- [SHORT PROBLEM]:
Line by line, reproduce exactly the beginning of the listing below, ending with the line that contains "1.076, 1.119, 1.251];" and adding nothing.

- [GIVEN DATA]:
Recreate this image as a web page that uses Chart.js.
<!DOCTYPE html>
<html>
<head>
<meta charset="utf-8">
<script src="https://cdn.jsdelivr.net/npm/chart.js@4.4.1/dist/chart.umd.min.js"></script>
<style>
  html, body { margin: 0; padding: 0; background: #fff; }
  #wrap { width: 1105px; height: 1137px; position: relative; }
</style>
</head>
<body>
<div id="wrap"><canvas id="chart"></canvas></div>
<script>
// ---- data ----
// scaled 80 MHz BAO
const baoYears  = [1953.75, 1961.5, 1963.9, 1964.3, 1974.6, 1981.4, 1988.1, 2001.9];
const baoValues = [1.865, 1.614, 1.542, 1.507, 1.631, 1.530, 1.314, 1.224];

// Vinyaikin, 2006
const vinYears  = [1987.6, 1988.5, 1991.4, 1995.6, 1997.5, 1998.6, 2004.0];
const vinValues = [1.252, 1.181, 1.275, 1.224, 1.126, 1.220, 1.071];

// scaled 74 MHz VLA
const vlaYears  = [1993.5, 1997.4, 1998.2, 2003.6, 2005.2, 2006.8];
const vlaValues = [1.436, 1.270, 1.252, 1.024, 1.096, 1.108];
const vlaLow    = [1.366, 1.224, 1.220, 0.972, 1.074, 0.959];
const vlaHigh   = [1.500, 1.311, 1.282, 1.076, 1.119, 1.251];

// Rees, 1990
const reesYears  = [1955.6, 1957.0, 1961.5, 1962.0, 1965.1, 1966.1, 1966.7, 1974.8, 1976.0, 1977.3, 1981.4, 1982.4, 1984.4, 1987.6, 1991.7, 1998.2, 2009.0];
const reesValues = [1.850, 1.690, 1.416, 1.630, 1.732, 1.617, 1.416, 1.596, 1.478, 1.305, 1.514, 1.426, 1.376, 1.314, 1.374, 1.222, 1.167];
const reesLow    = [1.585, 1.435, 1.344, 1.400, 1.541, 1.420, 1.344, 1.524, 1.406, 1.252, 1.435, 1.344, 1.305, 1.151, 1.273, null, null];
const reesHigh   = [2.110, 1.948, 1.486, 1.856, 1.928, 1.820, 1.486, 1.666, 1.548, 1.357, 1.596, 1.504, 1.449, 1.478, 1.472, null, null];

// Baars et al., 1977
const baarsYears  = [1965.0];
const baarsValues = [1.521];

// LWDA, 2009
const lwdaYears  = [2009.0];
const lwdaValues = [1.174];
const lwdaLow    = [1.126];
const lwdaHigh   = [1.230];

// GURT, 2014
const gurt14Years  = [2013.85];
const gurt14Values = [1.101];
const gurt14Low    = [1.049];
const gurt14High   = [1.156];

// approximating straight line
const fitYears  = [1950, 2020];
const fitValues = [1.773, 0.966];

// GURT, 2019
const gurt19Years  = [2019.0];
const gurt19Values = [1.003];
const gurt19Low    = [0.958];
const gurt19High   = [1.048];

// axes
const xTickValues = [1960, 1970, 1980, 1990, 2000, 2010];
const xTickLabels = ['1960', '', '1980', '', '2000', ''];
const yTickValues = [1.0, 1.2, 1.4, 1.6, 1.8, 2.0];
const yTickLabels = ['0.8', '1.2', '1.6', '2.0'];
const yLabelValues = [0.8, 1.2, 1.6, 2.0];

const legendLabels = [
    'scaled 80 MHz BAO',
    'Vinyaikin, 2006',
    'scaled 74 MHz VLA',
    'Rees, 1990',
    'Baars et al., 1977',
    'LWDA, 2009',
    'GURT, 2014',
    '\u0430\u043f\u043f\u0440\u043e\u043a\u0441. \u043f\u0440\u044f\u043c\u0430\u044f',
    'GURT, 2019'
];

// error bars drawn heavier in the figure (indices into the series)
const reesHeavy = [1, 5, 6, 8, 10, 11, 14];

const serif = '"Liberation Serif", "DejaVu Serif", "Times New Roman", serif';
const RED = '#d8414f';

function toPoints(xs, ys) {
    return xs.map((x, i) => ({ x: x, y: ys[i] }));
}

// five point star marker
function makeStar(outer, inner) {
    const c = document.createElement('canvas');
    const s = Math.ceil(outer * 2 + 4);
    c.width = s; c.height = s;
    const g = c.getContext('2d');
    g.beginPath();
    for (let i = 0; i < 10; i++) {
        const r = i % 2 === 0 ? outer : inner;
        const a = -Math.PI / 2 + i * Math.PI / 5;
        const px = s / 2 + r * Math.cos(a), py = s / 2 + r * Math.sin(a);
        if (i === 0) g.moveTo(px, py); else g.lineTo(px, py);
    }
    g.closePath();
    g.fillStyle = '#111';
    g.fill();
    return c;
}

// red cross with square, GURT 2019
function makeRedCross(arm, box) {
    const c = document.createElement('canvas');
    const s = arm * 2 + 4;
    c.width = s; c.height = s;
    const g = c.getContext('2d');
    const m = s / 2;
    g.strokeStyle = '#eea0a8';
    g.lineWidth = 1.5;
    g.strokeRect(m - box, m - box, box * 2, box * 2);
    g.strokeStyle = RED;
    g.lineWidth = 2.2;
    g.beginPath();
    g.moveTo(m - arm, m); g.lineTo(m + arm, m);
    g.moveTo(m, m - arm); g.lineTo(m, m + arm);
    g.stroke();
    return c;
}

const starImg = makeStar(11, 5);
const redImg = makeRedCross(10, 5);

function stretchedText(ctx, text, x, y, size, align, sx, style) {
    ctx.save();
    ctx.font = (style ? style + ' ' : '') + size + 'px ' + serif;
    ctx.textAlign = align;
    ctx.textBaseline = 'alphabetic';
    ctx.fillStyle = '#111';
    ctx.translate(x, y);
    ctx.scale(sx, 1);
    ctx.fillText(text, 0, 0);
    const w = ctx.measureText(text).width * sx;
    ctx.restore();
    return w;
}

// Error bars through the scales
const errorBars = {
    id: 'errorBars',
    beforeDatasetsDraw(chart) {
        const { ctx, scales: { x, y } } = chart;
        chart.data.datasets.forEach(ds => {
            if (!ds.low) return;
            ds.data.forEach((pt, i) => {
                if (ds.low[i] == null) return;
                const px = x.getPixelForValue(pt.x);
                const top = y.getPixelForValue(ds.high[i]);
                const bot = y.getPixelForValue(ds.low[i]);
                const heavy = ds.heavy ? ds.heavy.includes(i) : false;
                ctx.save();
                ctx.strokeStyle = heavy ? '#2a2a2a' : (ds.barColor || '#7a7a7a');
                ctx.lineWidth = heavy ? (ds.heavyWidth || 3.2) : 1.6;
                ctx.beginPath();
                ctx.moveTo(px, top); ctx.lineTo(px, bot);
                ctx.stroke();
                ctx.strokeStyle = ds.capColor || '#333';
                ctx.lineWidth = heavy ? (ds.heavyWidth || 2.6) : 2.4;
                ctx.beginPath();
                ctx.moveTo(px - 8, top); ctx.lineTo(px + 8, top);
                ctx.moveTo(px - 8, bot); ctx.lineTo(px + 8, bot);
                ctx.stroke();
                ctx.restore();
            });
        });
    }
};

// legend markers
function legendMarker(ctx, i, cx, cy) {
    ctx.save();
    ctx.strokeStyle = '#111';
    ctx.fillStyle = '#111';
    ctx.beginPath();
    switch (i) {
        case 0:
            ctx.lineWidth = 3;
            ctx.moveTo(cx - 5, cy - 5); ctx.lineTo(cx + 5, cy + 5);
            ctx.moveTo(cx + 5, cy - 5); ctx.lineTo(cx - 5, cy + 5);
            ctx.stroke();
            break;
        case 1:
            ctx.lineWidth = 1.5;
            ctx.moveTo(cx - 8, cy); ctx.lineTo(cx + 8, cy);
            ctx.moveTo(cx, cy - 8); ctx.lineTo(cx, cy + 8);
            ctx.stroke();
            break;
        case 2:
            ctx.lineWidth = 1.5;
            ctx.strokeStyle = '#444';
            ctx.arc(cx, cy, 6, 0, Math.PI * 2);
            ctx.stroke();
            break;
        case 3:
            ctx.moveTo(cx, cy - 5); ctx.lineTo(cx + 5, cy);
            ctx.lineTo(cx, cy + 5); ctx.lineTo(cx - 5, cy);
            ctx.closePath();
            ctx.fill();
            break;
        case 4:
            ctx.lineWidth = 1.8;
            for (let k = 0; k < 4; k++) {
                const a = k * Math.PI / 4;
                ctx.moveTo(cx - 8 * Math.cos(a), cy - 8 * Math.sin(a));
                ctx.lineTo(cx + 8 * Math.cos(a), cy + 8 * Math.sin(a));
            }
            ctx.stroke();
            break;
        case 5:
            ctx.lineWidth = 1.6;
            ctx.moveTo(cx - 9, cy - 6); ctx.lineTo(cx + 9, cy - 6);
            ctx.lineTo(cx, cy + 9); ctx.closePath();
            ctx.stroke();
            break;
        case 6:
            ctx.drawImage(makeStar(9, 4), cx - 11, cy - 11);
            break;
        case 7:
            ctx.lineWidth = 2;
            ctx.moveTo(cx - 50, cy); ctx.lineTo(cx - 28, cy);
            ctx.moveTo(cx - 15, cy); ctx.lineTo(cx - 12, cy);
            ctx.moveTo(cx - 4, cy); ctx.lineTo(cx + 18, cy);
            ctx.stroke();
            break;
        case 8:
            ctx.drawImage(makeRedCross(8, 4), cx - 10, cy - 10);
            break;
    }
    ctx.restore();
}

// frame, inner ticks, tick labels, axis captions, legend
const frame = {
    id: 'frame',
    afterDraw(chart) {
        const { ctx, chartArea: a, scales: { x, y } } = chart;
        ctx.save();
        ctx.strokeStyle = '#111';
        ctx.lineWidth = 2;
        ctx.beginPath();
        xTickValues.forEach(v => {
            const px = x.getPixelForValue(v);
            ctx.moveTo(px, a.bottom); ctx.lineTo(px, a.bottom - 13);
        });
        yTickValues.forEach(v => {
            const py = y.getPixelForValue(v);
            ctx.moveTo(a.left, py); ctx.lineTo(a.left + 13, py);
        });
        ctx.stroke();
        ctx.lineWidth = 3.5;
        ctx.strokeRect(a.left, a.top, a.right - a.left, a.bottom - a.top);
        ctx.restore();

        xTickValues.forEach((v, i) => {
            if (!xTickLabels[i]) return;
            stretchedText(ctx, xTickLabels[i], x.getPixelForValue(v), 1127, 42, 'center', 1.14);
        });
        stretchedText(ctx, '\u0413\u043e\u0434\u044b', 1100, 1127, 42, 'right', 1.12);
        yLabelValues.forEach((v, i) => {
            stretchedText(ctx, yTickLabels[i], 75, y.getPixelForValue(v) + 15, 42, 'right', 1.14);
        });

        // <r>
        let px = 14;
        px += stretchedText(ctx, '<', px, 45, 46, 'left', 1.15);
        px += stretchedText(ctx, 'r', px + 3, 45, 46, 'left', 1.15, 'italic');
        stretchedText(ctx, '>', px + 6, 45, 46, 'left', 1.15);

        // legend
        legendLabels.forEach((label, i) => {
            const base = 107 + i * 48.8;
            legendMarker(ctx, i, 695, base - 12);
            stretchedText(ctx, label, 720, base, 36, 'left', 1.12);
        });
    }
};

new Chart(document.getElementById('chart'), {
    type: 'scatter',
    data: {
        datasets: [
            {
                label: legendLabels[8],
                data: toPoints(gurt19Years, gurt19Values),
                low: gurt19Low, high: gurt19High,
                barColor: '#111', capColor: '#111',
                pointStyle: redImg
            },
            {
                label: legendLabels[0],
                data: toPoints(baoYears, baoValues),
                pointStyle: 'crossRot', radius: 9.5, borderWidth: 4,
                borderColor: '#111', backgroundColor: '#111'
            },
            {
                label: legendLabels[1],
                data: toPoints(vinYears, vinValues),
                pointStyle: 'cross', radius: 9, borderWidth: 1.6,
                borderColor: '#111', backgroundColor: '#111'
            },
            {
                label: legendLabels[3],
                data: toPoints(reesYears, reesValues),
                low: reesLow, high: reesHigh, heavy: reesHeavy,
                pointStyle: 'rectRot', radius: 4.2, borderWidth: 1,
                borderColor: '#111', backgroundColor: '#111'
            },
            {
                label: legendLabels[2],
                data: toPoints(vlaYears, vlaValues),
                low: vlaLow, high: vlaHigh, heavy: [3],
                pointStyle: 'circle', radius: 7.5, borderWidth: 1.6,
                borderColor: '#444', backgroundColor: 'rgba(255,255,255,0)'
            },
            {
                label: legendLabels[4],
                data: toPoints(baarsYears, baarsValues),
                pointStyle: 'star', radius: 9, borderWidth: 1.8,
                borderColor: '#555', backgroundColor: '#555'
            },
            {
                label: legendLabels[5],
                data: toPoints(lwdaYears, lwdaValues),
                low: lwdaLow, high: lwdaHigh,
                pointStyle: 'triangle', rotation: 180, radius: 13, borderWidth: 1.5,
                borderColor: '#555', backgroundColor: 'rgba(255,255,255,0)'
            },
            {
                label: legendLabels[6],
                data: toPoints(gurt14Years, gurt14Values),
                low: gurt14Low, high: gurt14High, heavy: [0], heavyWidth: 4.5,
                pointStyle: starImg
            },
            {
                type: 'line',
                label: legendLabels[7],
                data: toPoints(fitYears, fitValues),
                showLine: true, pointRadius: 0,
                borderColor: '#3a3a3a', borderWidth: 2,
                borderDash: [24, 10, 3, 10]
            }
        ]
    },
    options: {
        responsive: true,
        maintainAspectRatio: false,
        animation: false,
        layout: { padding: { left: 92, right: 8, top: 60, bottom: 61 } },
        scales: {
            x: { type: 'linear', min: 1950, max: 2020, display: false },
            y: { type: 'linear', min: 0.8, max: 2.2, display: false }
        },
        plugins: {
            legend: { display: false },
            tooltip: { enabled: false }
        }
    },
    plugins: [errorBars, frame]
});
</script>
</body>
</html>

- [TASK ANSWER]:
Recreate this image as a web page that uses Chart.js.
<!DOCTYPE html>
<html>
<head>
<meta charset="utf-8">
<script src="https://cdn.jsdelivr.net/npm/chart.js@4.4.1/dist/chart.umd.min.js"></script>
<style>
  html, body { margin: 0; padding: 0; background: #fff; }
  #wrap { width: 1105px; height: 1137px; position: relative; }
</style>
</head>
<body>
<div id="wrap"><canvas id="chart"></canvas></div>
<script>
// ---- data ----
// scaled 80 MHz BAO
const baoYears  = [1953.75, 1961.5, 1963.9, 1964.3, 1974.6, 1981.4, 1988.1, 2001.9];
const baoValues = [1.865, 1.614, 1.542, 1.507, 1.631, 1.530, 1.314, 1.224];

// Vinyaikin, 2006
const vinYears  = [1987.6, 1988.5, 1991.4, 1995.6, 1997.5, 1998.6, 2004.0];
const vinValues = [1.252, 1.181, 1.275, 1.224, 1.126, 1.220, 1.071];

// scaled 74 MHz VLA
const vlaYears  = [1993.5, 1997.4, 1998.2, 2003.6, 2005.2, 2006.8];
const vlaValues = [1.436, 1.270, 1.252, 1.024, 1.096, 1.108];
const vlaLow    = [1.366, 1.224, 1.220, 0.972, 1.074, 0.959];
const vlaHigh   = [1.500, 1.311, 1.282, 1.076, 1.119, 1.251];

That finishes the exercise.